Even though the Mk2 Tiguan concept featured hybrid power, and even though Volkswagen is in the midst of one of the world’s biggest electrification pushes, North American customers won’t be able to buy a plug-in hybrid Tiguan.
That’s according to Car and Driver which reports that VW boss, Herbert Diess doesn’t think such a car would make sense in the region.
Asked where the Tiguan would be offered as a plug-in hybrid, he said: “For America, plug-in hybrids don’t make a lot of sense for the upstream emissions, and they’re just not incentivized by the tax schemes.”
Diess went on to admit that the only major market where a plug-in hybrid Tiguan was a certainty was China, though he would not commit to more than uncertainty about such a vehicle in Europe.
Although Diess was involved in a conversation about the Tiguan, the strength of his quote led Car and Driver, among others, to question whether there would be any plug-ins in the America in the near future. Without tax incentives for the technology, and none on the horizon it stands to reason that it won’t make sense to bring any plug-ins across the Atlantic.

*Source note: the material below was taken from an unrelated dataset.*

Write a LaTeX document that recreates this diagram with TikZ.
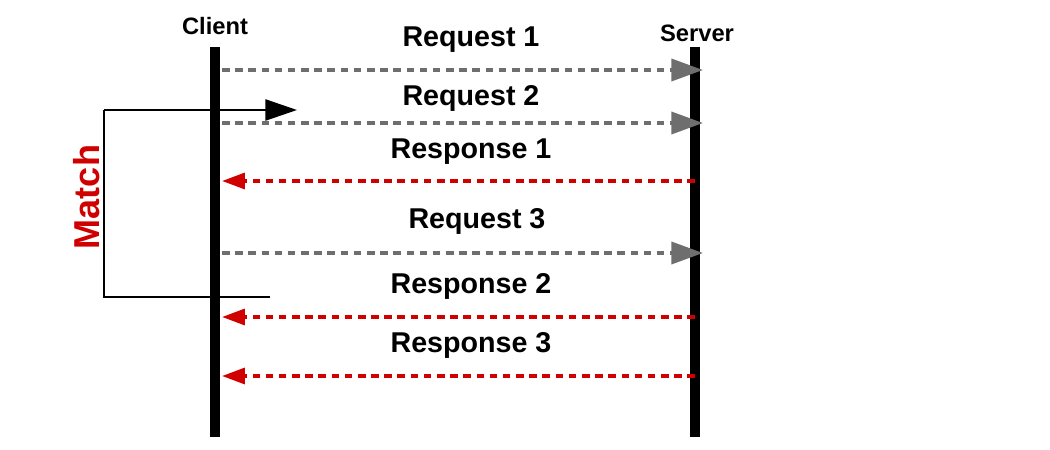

That doesn’t mean that North Americans won’t be included in electrification, at all, though. The plan is still very much for fully-electric MEB-based vehicles to come to North America.
Don’t expect them to come with solid state batteries.
“Not for the first generation of [solid state] batteries,” said Diess. “Solid state can only kick in for ’24 or ’25. To say 2020, that’s courageous!”